La vicenda giudiziaria

Il Tribunale di Salerno accoglie della domanda risarcitoria proposta dalla danneggiata per le lesioni subite a causa del morso del cane, previo accertamento della responsabilità della proprietaria dell’animale ex art. 2052 c.c., e condanna quest’ultima al pagamento della somma di 8.224,61 euro, oltre spese processuali e di C.T.U.

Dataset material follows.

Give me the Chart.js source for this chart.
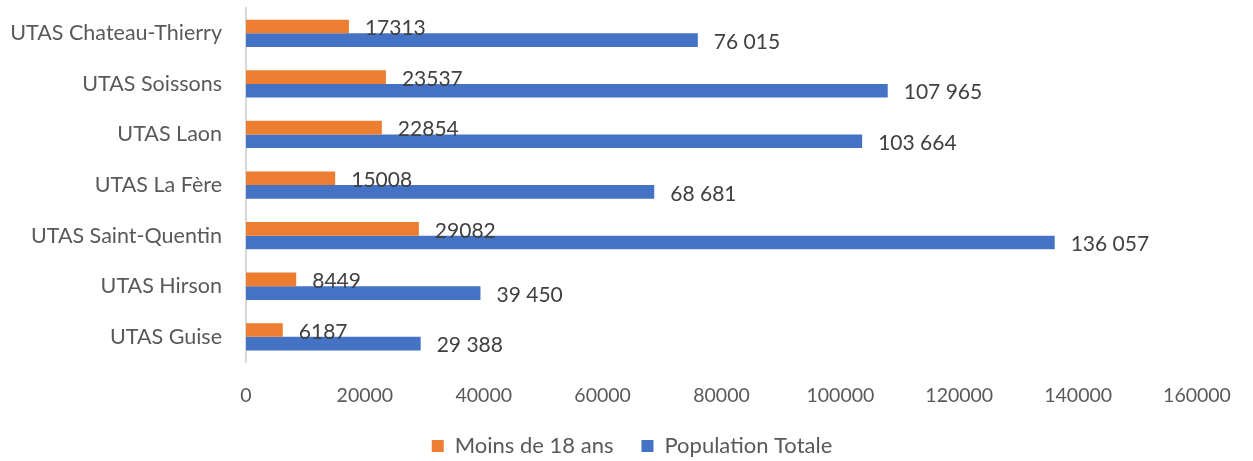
<!DOCTYPE html>
<html>
<head>
<meta charset="utf-8">
<script src="https://cdn.jsdelivr.net/npm/chart.js@4/dist/chart.umd.min.js"></script>
<style>
  html, body { margin: 0; padding: 0; background: #fff; }
  #wrap { width: 1253px; height: 461px; }
</style>
</head>
<body>
<div id="wrap"><canvas id="utasChart"></canvas></div>
<script>
// Données
const categories = ['UTAS Chateau-Thierry', 'UTAS Soissons', 'UTAS Laon', 'UTAS La Fère',
                    'UTAS Saint-Quentin', 'UTAS Hirson', 'UTAS Guise'];
const moins18 = [17313, 23537, 22854, 15008, 29082, 8449, 6187];
const populationTotale = [76015, 107965, 103664, 68681, 136057, 39450, 29388];
const xTicks = [0, 20000, 40000, 60000, 80000, 100000, 120000, 140000, 160000];

const FONT = 'Lato, "Open Sans", sans-serif';

// espace comme séparateur de milliers (format Excel de la série bleue)
function withSpaces(n) {
    return n.toString().replace(/\B(?=(\d{3})+(?!\d))/g, ' ');
}

// Étiquettes de données au bout des barres
const barLabels = {
    id: 'barLabels',
    afterDatasetsDraw(chart) {
        const ctx = chart.ctx;
        ctx.save();
        ctx.font = '21px ' + FONT;
        ctx.fillStyle = '#404040';
        ctx.textAlign = 'left';
        ctx.textBaseline = 'middle';
        chart.data.datasets.forEach((ds, i) => {
            chart.getDatasetMeta(i).data.forEach((bar, j) => {
                const v = ds.data[j];
                const txt = i === 0 ? String(v) : withSpaces(v);
                ctx.fillText(txt, bar.x + 16, bar.y + 2);
            });
        });
        ctx.restore();
    }
};

new Chart(document.getElementById('utasChart'), {
    type: 'bar',
    data: {
        labels: categories,
        datasets: [{
            label: 'Moins de 18 ans',
            data: moins18,
            backgroundColor: '#ED7D31',
            borderWidth: 0
        }, {
            label: 'Population Totale',
            data: populationTotale,
            backgroundColor: '#4472C4',
            borderWidth: 0
        }]
    },
    options: {
        indexAxis: 'y',
        responsive: true,
        maintainAspectRatio: false,
        animation: false,
        categoryPercentage: 0.54,
        barPercentage: 1.0,
        layout: { padding: { left: 11, right: 0, top: 8, bottom: -6 } },
        scales: {
            x: {
                min: 0,
                max: 160000,
                afterBuildTicks: axis => { axis.ticks = xTicks.map(v => ({ value: v })); },
                afterFit: axis => {
                    axis.paddingLeft = 0;
                    axis.paddingRight = 56;
                    axis.height -= axis.options.ticks.padding;
                },
                grid: { display: false, drawTicks: false },
                border: { display: false },
                ticks: {
                    color: '#595959',
                    font: { family: FONT, size: 19.5 },
                    padding: 21.5,
                    maxRotation: 0,
                    callback: v => String(v)
                }
            },
            y: {
                afterFit: axis => {
                    axis.width = 235;
                    axis.paddingTop = 0;
                    axis.paddingBottom = 0;
                },
                grid: { display: false, drawTicks: false },
                border: { display: true, color: '#D9D9D9', width: 2 },
                ticks: {
                    color: '#595959',
                    font: { family: FONT, size: 21.5 },
                    padding: 24
                }
            }
        },
        plugins: {
            legend: {
                position: 'bottom',
                labels: {
                    color: '#595959',
                    font: { family: FONT, size: 22 },
                    boxWidth: 12,
                    boxHeight: 12,
                    padding: 28
                }
            },
            tooltip: { enabled: false }
        }
    },
    plugins: [barLabels]
});
</script>
</body>
</html>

La Corte di Appello di Salerno rigetta l’impugnazione proposta dalla proprietaria del cane e conferma la sentenza n. 4281/2018 del Tribunale di Salerno.

Il giudizio di Cassazione

La proprietaria del cane ricorre in Cassazione deducendo, per quanto qui di interesse, omessa e illogica decisione della Corte d’Appello nella parte in cui ha considerato attendibili le dichiarazioni rese dallo zio della minore e da altro teste, residente in un diverso Comune e che si trovava a passare per puro caso nei pressi della scuola al momento del fatto, nonché nella parte in cui non ha considerato che, nel territorio comunale, all’epoca del fatto, erano presenti molti cani randagi e nessun teste aveva identificato il proprietario del cane.

Il primo motivo è inammissibile perché investe valutazioni rimesse esclusivamente al sindacato del Giudice di merito.

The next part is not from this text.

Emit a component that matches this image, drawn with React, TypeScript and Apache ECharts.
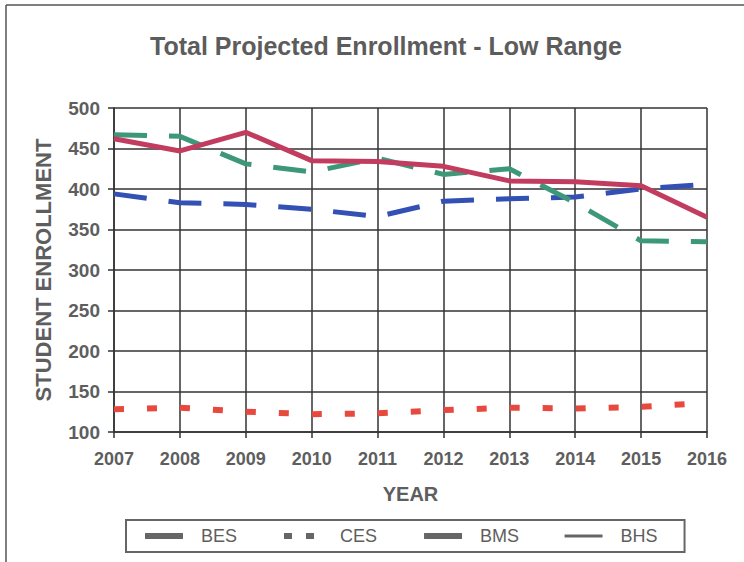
import React, { useEffect, useRef } from "react";
import * as echarts from "echarts";

const years = ["2007", "2008", "2009", "2010", "2011", "2012", "2013", "2014", "2015", "2016"];
const bes = [394, 383, 381, 375, 366, 385, 388, 390, 400, 406];
const ces = [128, 130, 125, 122, 123, 127, 130, 129, 131, 136];
const bms = [467, 465, 431, 421, 438, 418, 425, 383, 336, 335];
const bhs = [462, 447, 470, 435, 434, 428, 410, 409, 404, 365];

const FONT = "'Liberation Sans', Arial, sans-serif";
const TXT = "#5e5e5e";

export default function App() {
  const ref = useRef<HTMLDivElement>(null);
  useEffect(() => {
    if (!ref.current) return;
    const chart = echarts.init(ref.current, null, { renderer: "svg" });
    const legendItem = (name: string, type: any, width: number) => ({
      name,
      lineStyle: { color: "#666", type, width, opacity: 1 },
      itemStyle: { color: "#666", opacity: 0, borderWidth: 0 },
    });
    chart.setOption({
      animation: false,
      backgroundColor: "#ffffff",
      title: {
        text: "Total Projected Enrollment - Low Range",
        left: 145,
        top: 28,
        textStyle: { fontFamily: FONT, fontSize: 25, fontWeight: "bold", color: "#5c5c5c" },
      },
      grid: { left: 114, right: 37, top: 108, bottom: 130 },
      legend: {
        left: 126,
        top: 520,
        orient: "horizontal",
        itemWidth: 38,
        itemHeight: 8,
        itemGap: 44,
        padding: [7, 27, 7, 16],
        borderColor: "#666",
        borderWidth: 2,
        textStyle: { fontFamily: FONT, fontSize: 18, color: TXT, padding: [0, 0, 0, 13] },
        data: [
          legendItem("BES", "solid", 6),
          legendItem("CES", [8, 14], 6),
          legendItem("BMS", "solid", 6),
          legendItem("BHS", "solid", 3),
        ],
      },
      xAxis: {
        type: "category",
        data: years,
        boundaryGap: false,
        name: "YEAR",
        nameLocation: "middle",
        nameGap: 52,
        nameTextStyle: { fontFamily: FONT, fontSize: 20, fontWeight: "bold", color: TXT },
        axisLine: { lineStyle: { color: "#333", width: 1.5 } },
        axisTick: { show: true, length: 6, lineStyle: { color: "#333", width: 1.5 } },
        axisLabel: { margin: 18, fontFamily: FONT, fontSize: 18, fontWeight: "bold", color: TXT },
        splitLine: { show: true, lineStyle: { color: "#333", width: 1.5 } },
      },
      yAxis: {
        type: "value",
        min: 100,
        max: 500,
        interval: 50,
        name: "STUDENT ENROLLMENT",
        nameLocation: "middle",
        nameGap: 60,
        nameRotate: 90,
        nameTextStyle: { fontFamily: FONT, fontSize: 22, fontWeight: "bold", color: TXT },
        axisLine: { show: true, lineStyle: { color: "#333", width: 1.5 } },
        axisTick: { show: true, length: 6, lineStyle: { color: "#333", width: 1.5 } },
        axisLabel: { margin: 14, fontFamily: FONT, fontSize: 19, fontWeight: "bold", color: TXT },
        splitLine: { show: true, lineStyle: { color: "#333", width: 1.5 } },
      },
      series: [
        {
          name: "BES",
          type: "line",
          data: bes,
          symbol: "none",
          z: 3,
          lineStyle: { color: "#3350b5", width: 5, type: [33, 22] },
          itemStyle: { color: "#3350b5" },
        },
        {
          name: "CES",
          type: "line",
          data: ces,
          symbol: "none",
          z: 3,
          lineStyle: { color: "#e8493f", width: 6, type: [10, 23] },
          itemStyle: { color: "#e8493f" },
        },
        {
          name: "BMS",
          type: "line",
          data: bms,
          symbol: "none",
          z: 4,
          lineStyle: { color: "#3c9878", width: 5, type: [33, 22] },
          itemStyle: { color: "#3c9878" },
        },
        {
          name: "BHS",
          type: "line",
          data: bhs,
          symbol: "none",
          z: 5,
          lineStyle: { color: "#c23c60", width: 5, type: "solid" },
          itemStyle: { color: "#c23c60" },
        },
      ],
      graphic: [
        { type: "line", shape: { x1: 6, y1: 5, x2: 744, y2: 5 }, style: { stroke: "#555", lineWidth: 1.5 } },
        { type: "line", shape: { x1: 6, y1: 5, x2: 6, y2: 562 }, style: { stroke: "#555", lineWidth: 1.5 } },
      ],
    });
    return () => chart.dispose();
  }, []);
  return (
    <div
      ref={ref}
      style={{ position: "absolute", left: 0, top: 0, width: 744, height: 562, background: "#fff" }}
    />
  );
}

Anche la doglianza inerente la mancata identificazione del proprietario del cane, strettamente connesso al primo, è inammissibile. Non solo la ricorrente invoca la disamina di vizi motivazionali, ormai preclusi in sede di legittimità a far tempo dalla novella del 2012 del n. 5 dell’art. 360 c.p.c., ma censura valutazioni rimesse esclusivamente al sindacato del Giudice di merito, il quale, in base ad elementi chiari ed idoneamente indicati, è pervenuto alla relativa conclusione.

La liquidazione del danno

Per quanto concerne la liquidazione del danno, contrariamente a quanto sostenuto dalla ricorrente, che anche in Cassazione ripropone il contenuto della doglianza formulata in sede di atto di appello senza confrontarsi con la risposta ad essa data nella sentenza impugnata, la Corte di Appello non è incorsa nella contestata violazione, in quanto ha spiegato che, in sede di precisazione delle conclusioni, all’udienza del 24 maggio 2018, il difensore della danneggiata aveva concluso per l’accoglimento della domanda, quantificando i danni nella misura percentuale di danno permanente indicata dal CTU.

Per tutte le ragioni indicate il ricorso viene rigettato e la donna viene condannata alla rifusione delle spese sostenute da parte resistente, al pagamento dell’importo, previsto per legge ed indicato in dispositivo, se dovuto (Cass. Sez. U. 20 febbraio 2020 n. 4315).